# My First Planted Tank 10G



## GoonerAquarist (11 mo ago)

Hello TPT people!! I recently grew a passion for this hobby and I am so happy that this community is here. I look forward to learning from everyone. I just installed this tank in my moms office about 1.5 months ago.


----------



## CGY_Betta_Guy (Jul 26, 2010)

welcome to the forum and the fun hobby. Nice looking aquascape!


----------



## LidijaPN (12 mo ago)

Looking good! Can’t wait to see it grow in!!


----------



## Jason K (Jan 3, 2009)

I like your tank, but mostly I wanted to say…COME ON YOU SPURS


----------



## GoonerAquarist (11 mo ago)

Jason K said:


> I like your tank, but mostly I wanted to say…COME ON YOU SPURS


Thank you!
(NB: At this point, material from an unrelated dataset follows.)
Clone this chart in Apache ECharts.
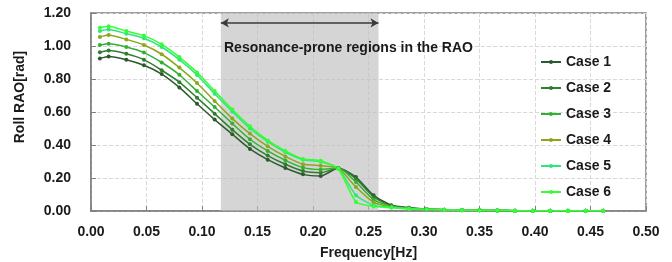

It’s been rough as of late for an arsenal fan.. but things are finally turning around 😩


----------



## Jason K (Jan 3, 2009)

GoonerAquarist said:


> It’s been rough as of late for an arsenal fan.. but things are finally turning around 😩


It's objectively worse being a spurs supporter. At least you guys win the odd cup here and there. And you'll finish above us in the table for the first time in ages. Anyway, back to fish/plants...

COYS


----------